India’s public sector oil marketing companies — IOC, BPCL and HPCL — have decided to set up close to 80,000 fuel retail outlets in the next three years as part of the biggest-ever expansion of their fuel retail network. Industry officials, however, feel they may be able to set up just around 15,000 since the strikeout rate has been quite high and a cumbersome land acquisition and approval process makes things harder.
“Given the past success rate, we expect to give Letters of Intent (LoI) for about 14,000-15,000 locations by the end of the entire process. The focus is also on Tier-II and Tier-III cities as well as rural areas, since metro cities are mostly saturated,” said an official at a government-owned refiner.
The low success rate could be due to the cumbersome land approval process, he noted, adding that more often than not, land is not approved, and even if it is, many cases end up having to face litigation. The state-run firms are learnt to have already issued letters of intent for 9,000 new petrol pumps and around 110 new pumps have already been commissioned. Of the 64,624 petrol pumps currently operational in the country, 90 per cent of the petrol pumps are operated by three government-owned OMCs, led by Indian Oil Corporation (IOC) with a 42.9 per cent share, Hindustan Petroleum (HPCL) with 23.9 per cent share, and Bharat Petroleum (BPCL) with a 22.9 per cent share.

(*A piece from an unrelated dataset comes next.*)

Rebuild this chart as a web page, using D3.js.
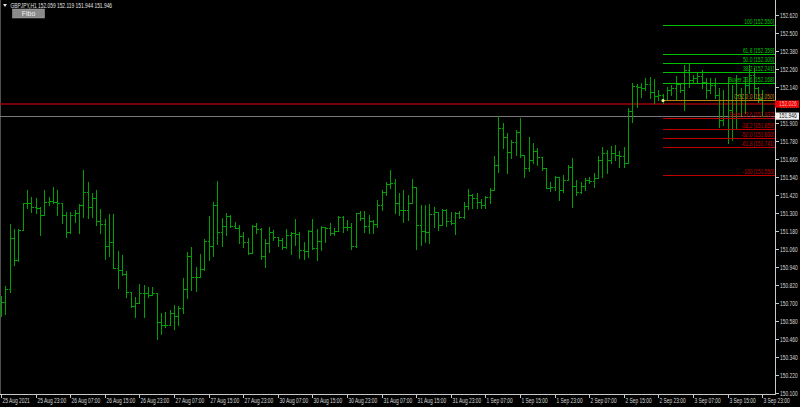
<!DOCTYPE html>
<html><head><meta charset="utf-8">
<script src="https://cdn.jsdelivr.net/npm/d3@7/dist/d3.min.js"></script>
<style>html,body{margin:0;padding:0;background:#000;overflow:hidden}svg{display:block}</style>
</head><body><svg id="c" width="800" height="407"></svg>
<script>
const headerText = "GBPJPY,H1 152.059 152.119 151.944 151.946";
const timeLabels = ["25 Aug 2021","25 Aug 23:00","26 Aug 07:00","26 Aug 15:00","26 Aug 23:00","27 Aug 07:00","27 Aug 15:00","27 Aug 23:00","30 Aug 07:00","30 Aug 15:00","30 Aug 23:00","31 Aug 07:00","31 Aug 15:00","31 Aug 23:00","1 Sep 07:00","1 Sep 15:00","1 Sep 23:00","2 Sep 07:00","2 Sep 15:00","2 Sep 23:00","3 Sep 07:00","3 Sep 15:00","3 Sep 23:00"];
const priceTicks = [152.620,152.500,152.380,152.260,152.140,152.020,151.900,151.780,151.660,151.540,151.420,151.300,151.180,151.060,150.940,150.820,150.700,150.580,150.460,150.340,150.220,150.100];
const opens = [
150.653,150.707,150.793,151.133,150.987,151.187,151.367,151.367,151.340,151.333,
151.287,151.373,151.380,151.373,151.367,151.287,151.173,151.287,151.300,151.353,
151.440,151.340,151.400,151.247,151.227,151.080,151.107,150.933,150.920,150.893,
150.773,150.680,150.700,150.767,150.767,150.753,150.767,150.573,150.553,150.553,
150.633,150.613,150.667,150.793,151.013,150.873,150.873,150.927,151.113,151.080,
151.353,151.173,151.213,151.280,151.213,151.200,151.147,151.107,151.033,151.213,
151.193,151.013,151.100,151.173,151.140,151.120,151.073,151.153,151.167,151.160,
151.053,151.047,151.180,151.067,151.113,151.207,151.200,151.167,151.180,151.273,
151.207,151.207,151.080,151.300,151.267,151.213,151.247,151.227,151.353,151.440,
151.493,151.500,151.367,151.320,151.320,151.367,151.473,151.220,151.180,151.173,
151.293,151.307,151.220,151.320,151.247,151.233,151.300,151.273,151.347,151.420,
151.400,151.373,151.353,151.407,151.453,151.620,151.867,151.807,151.707,151.773,
151.840,151.687,151.600,151.653,151.713,151.673,151.600,151.467,151.473,151.540,
151.453,151.520,151.607,151.480,151.440,151.480,151.520,151.513,151.533,151.653,
151.700,151.653,151.700,151.687,151.680,151.633,151.980,152.147,152.140,152.133,
152.160,152.107,152.080,152.087,152.053,152.120,152.133,152.160,152.120,152.253,
152.187,152.200,152.213,152.173,152.120,152.153,152.087,151.920,152.053,151.987,
152.053,152.087,152.053,152.153,152.220,152.133,152.059];
const highs = [
150.747,150.813,151.227,151.193,151.193,151.367,151.453,151.407,151.400,151.340,
151.453,151.407,151.473,151.453,151.367,151.307,151.307,151.320,151.360,151.587,
151.507,151.433,151.453,151.327,151.260,151.293,151.293,151.047,151.020,150.913,
150.773,150.740,150.827,150.820,150.807,150.807,150.767,150.633,150.640,150.653,
150.687,150.680,150.867,151.040,151.073,150.940,151.027,151.127,151.280,151.373,
151.513,151.267,151.300,151.287,151.240,151.220,151.173,151.133,151.220,151.233,
151.200,151.127,151.207,151.187,151.140,151.133,151.193,151.173,151.260,151.173,
151.107,151.187,151.260,151.193,151.213,151.207,151.233,151.200,151.280,151.280,
151.253,151.233,151.300,151.313,151.313,151.287,151.253,151.387,151.453,151.507,
151.587,151.527,151.433,151.453,151.420,151.527,151.473,151.353,151.353,151.360,
151.340,151.307,151.327,151.327,151.307,151.307,151.313,151.373,151.460,151.427,
151.433,151.393,151.413,151.467,151.680,151.947,151.900,151.833,151.787,151.853,
151.933,151.687,151.807,151.767,151.733,151.673,151.600,151.507,151.547,151.540,
151.553,151.620,151.667,151.520,151.507,151.533,151.540,151.567,151.680,151.740,
151.720,151.747,151.753,151.713,151.740,152.000,152.167,152.160,152.167,152.200,
152.207,152.193,152.120,152.093,152.140,152.153,152.213,152.160,152.287,152.293,
152.220,152.233,152.253,152.200,152.200,152.200,152.133,152.120,152.207,152.153,
152.220,152.133,152.207,152.287,152.267,152.140,152.119];
const lows = [
150.613,150.627,150.773,150.953,150.980,151.187,151.333,151.307,151.300,151.153,
151.287,151.353,151.367,151.287,151.233,151.140,151.167,151.240,151.167,151.273,
151.267,151.273,151.220,151.167,150.993,151.013,150.933,150.800,150.887,150.740,
150.673,150.607,150.700,150.607,150.740,150.753,150.460,150.493,150.540,150.553,
150.527,150.553,150.633,150.733,150.787,150.780,150.873,150.920,150.987,151.013,
151.093,151.080,151.153,151.207,151.200,151.100,151.073,151.027,151.033,151.167,
150.993,150.940,151.040,151.120,151.080,151.060,151.067,151.027,151.087,151.000,
150.993,151.007,151.060,150.987,151.053,151.107,151.153,151.153,151.180,151.173,
151.187,151.060,151.073,151.253,151.173,151.167,151.167,151.207,151.320,151.420,
151.467,151.300,151.287,151.240,151.253,151.367,151.060,151.087,151.107,151.100,
151.207,151.187,151.220,151.213,151.227,151.160,151.267,151.267,151.327,151.333,
151.333,151.333,151.333,151.367,151.453,151.573,151.733,151.567,151.667,151.687,
151.673,151.540,151.580,151.633,151.620,151.587,151.467,151.447,151.453,151.387,
151.440,151.520,151.340,151.420,151.433,151.453,151.500,151.473,151.533,151.540,
151.567,151.633,151.653,151.607,151.607,151.633,151.907,152.007,152.073,152.120,
152.067,152.033,152.053,152.033,152.053,152.087,152.053,152.107,151.987,152.140,
152.173,152.173,152.133,152.067,152.100,152.067,151.873,151.887,151.767,151.787,
151.867,151.953,151.967,152.100,152.067,152.040,151.944];
const closes = [
150.707,150.793,151.133,150.987,151.187,151.367,151.367,151.340,151.333,151.287,
151.373,151.380,151.373,151.367,151.287,151.173,151.287,151.300,151.353,151.440,
151.340,151.400,151.247,151.227,151.080,151.107,150.933,150.920,150.893,150.773,
150.680,150.700,150.767,150.767,150.753,150.767,150.573,150.553,150.553,150.633,
150.613,150.667,150.793,151.013,150.873,150.873,150.927,151.113,151.080,151.353,
151.173,151.213,151.280,151.213,151.200,151.147,151.107,151.033,151.213,151.193,
151.013,151.100,151.173,151.140,151.120,151.073,151.153,151.167,151.160,151.053,
151.047,151.180,151.067,151.113,151.207,151.200,151.167,151.180,151.273,151.207,
151.207,151.080,151.300,151.267,151.213,151.247,151.227,151.353,151.440,151.493,
151.500,151.367,151.320,151.320,151.367,151.473,151.220,151.180,151.173,151.293,
151.307,151.220,151.320,151.247,151.233,151.300,151.273,151.347,151.420,151.400,
151.373,151.353,151.407,151.453,151.620,151.867,151.807,151.707,151.773,151.840,
151.687,151.600,151.653,151.713,151.673,151.600,151.467,151.473,151.540,151.453,
151.520,151.607,151.480,151.440,151.480,151.520,151.513,151.533,151.653,151.700,
151.653,151.700,151.687,151.680,151.633,151.980,152.147,152.140,152.133,152.160,
152.107,152.080,152.087,152.053,152.120,152.133,152.160,152.120,152.253,152.187,
152.200,152.213,152.173,152.120,152.153,152.087,151.920,152.053,151.987,152.053,
152.087,152.053,152.153,152.220,152.133,152.059,151.946];
const fiboNames = ["100","61.8","50.0","38.2","Buyer 23.6","CGZ 0.0","Seller 23.6","-38.2","-50.0","-61.8","-100"];
const fiboPrices = [152.550,152.359,152.300,152.241,152.168,152.050,151.932,151.859,151.800,151.741,151.550];
const fiboKinds = ["up","up","up","up","up","zero","down","down","down","down","down"];
const redLinePrice = 152.026;
const bidPrice = 151.946;

const svg = d3.select("#c");
const W = 800, H = 407, plotR = 776, plotB = 395;
const FONT = "'Liberation Sans', Arial, sans-serif";
const n = closes.length;
const x = d3.scaleLinear().domain([0, n - 1]).range([1.5, 762.7]);
const y = d3.scaleLinear().domain([150.100, 152.620]).range([393, 15]);
const px = i => Math.floor(x(i)) + 0.5;
const py = v => Math.round(y(v)) + 0.5;

svg.append("rect").attr("width", W).attr("height", H).attr("fill", "#000");

function label(g, tx, ty, str, fill, anchor, size, sx) {
  return g.append("text")
    .attr("transform", `translate(${tx},${ty}) scale(${sx == null ? 0.75 : sx},1)`)
    .attr("fill", fill).attr("text-anchor", anchor || "start")
    .attr("font-family", FONT).attr("font-size", (size || 6.5) + "px")
    .text(str);
}

// left border
svg.append("line").attr("x1", 0.5).attr("x2", 0.5).attr("y1", 0).attr("y2", plotB)
  .attr("stroke", "#505050").attr("stroke-width", 1);

// full-width horizontal lines
svg.append("line").attr("x1", 0).attr("x2", plotR).attr("y1", y(redLinePrice)).attr("y2", y(redLinePrice))
  .attr("stroke", "#a00000").attr("stroke-width", 1.5);
svg.append("line").attr("x1", 0).attr("x2", plotR).attr("y1", py(bidPrice)).attr("y2", py(bidPrice))
  .attr("stroke", "#7a7a7a").attr("stroke-width", 1);

// bars
const gb = svg.append("g").attr("stroke", "#00a000").attr("stroke-width", 1).attr("shape-rendering", "crispEdges");
const idx = d3.range(n);
gb.selectAll("line.hl").data(idx).join("line").attr("class", "hl")
  .attr("x1", i => px(i)).attr("x2", i => px(i))
  .attr("y1", i => Math.round(y(highs[i]))).attr("y2", i => Math.round(y(lows[i])) + 1);
gb.selectAll("line.op").data(idx).join("line").attr("class", "op")
  .attr("x1", i => px(i) - 2).attr("x2", i => px(i))
  .attr("y1", i => py(opens[i])).attr("y2", i => py(opens[i]));
gb.selectAll("line.cl").data(idx).join("line").attr("class", "cl")
  .attr("x1", i => px(i)).attr("x2", i => px(i) + 2.5)
  .attr("y1", i => py(closes[i])).attr("y2", i => py(closes[i]));

// fibo
const fcol = { up: "#00c000", zero: "#c08010", down: "#c00000" };
const fx1 = 663, fx2 = 775;
const gf = svg.append("g");
fiboPrices.forEach((p, k) => {
  const yy = py(p);
  gf.append("line").attr("x1", fx1).attr("x2", fx2).attr("y1", yy).attr("y2", yy)
    .attr("stroke", fcol[fiboKinds[k]]).attr("stroke-width", 1);
  label(gf, 774, yy - 1.5, `${fiboNames[k]} [${p.toFixed(3)}]`, fcol[fiboKinds[k]], "end");
});
svg.append("circle").attr("cx", fx1).attr("cy", y(fiboPrices[5])).attr("r", 1.6).attr("fill", "#d8ff90");

// axes
const ga = svg.append("g");
ga.append("line").attr("x1", plotR - 0.5).attr("x2", plotR - 0.5).attr("y1", 0).attr("y2", plotB)
  .attr("stroke", "#c8c8c8");
ga.append("line").attr("x1", 0).attr("x2", plotR).attr("y1", plotB - 0.5).attr("y2", plotB - 0.5)
  .attr("stroke", "#c8c8c8");
priceTicks.forEach(p => {
  const yy = Math.round(y(p)) + 0.5;
  ga.append("line").attr("x1", plotR).attr("x2", plotR + 3).attr("y1", yy).attr("y2", yy).attr("stroke", "#c8c8c8");
  label(ga, 780, yy + 2.3, p.toFixed(3), "#d8d8d8");
});
timeLabels.forEach((t, k) => {
  const xx = px(k * 8);
  ga.append("line").attr("x1", xx).attr("x2", xx).attr("y1", plotB).attr("y2", plotB + 3).attr("stroke", "#c8c8c8");
  label(ga, xx + 1, 402.5, t, "#d8d8d8");
});

// price boxes
function box(p, bg, fg) {
  const yy = y(p);
  svg.append("rect").attr("x", plotR - 1).attr("y", yy - 3.6).attr("width", 24).attr("height", 7.2).attr("fill", bg);
  label(svg, 779, yy + 2.3, p.toFixed(3), fg);
}
box(redLinePrice, "#f00000", "#ffb8b8");
box(bidPrice, "#f0f0f0", "#202020");

// header
svg.append("path").attr("d", "M3,4 L7,4 L5,7 Z").attr("fill", "#e0e0e0");
label(svg, 10.5, 7.5, headerText, "#e0e0e0", "start", 6.5, 0.75);
svg.append("rect").attr("x", 12.5).attr("y", 9).attr("width", 32).attr("height", 9)
  .attr("fill", "#8a8a8a").attr("stroke", "#a8a8a8").attr("stroke-width", 0.5);
label(svg, 28.5, 16.3, "Fibo", "#f0f0f0", "middle", 7, 1);
</script></body></html>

While the state-owned firms have, since financial year 2008-09, added an average of 2,500 petrol pumps every year, the private players who have been allowed to enter the business of marketing transportation fuels since 2002 have only added a total of 6,673 as at the end of April 2019, adding 417 petrol pumps every year since 2002.
In most cases, analysts believe that private sector peers are unable to sustain their businesses since they fail to match the subsidised price offered by state-run fuel retailers. For instance, Reliance Industries Ltd, which had a 12 per cent market share in fuel retailing in 2005, saw its market share slip to less than 0.5 per cent by 2014. The company had shut most of its petrol pumps by that point, since it could not match the subsidised price offered by state-run OMCs.
However, private players have gradually increased their share of retail outlets to 10 per cent by March 2019, from six per cent in March 2013, primarily driven by one entity, Nayara Energy — the erstwhile Essar Oil. Among private players, Naraya tops the list with 5,224 fuelling stations, followed by RIL with 1,400 and Royal Dutch Shell with just 151.
On the other hand, state-run Indian Oil Corporation has 27,800 pumps, followed by HPCL with 15,471 and BPCL with 14,903. Experts believe that the recent proposal to amend fuel marketing guidelines, if accepted, would enhance competition and allow tie-ups between traditional fuel retail companies.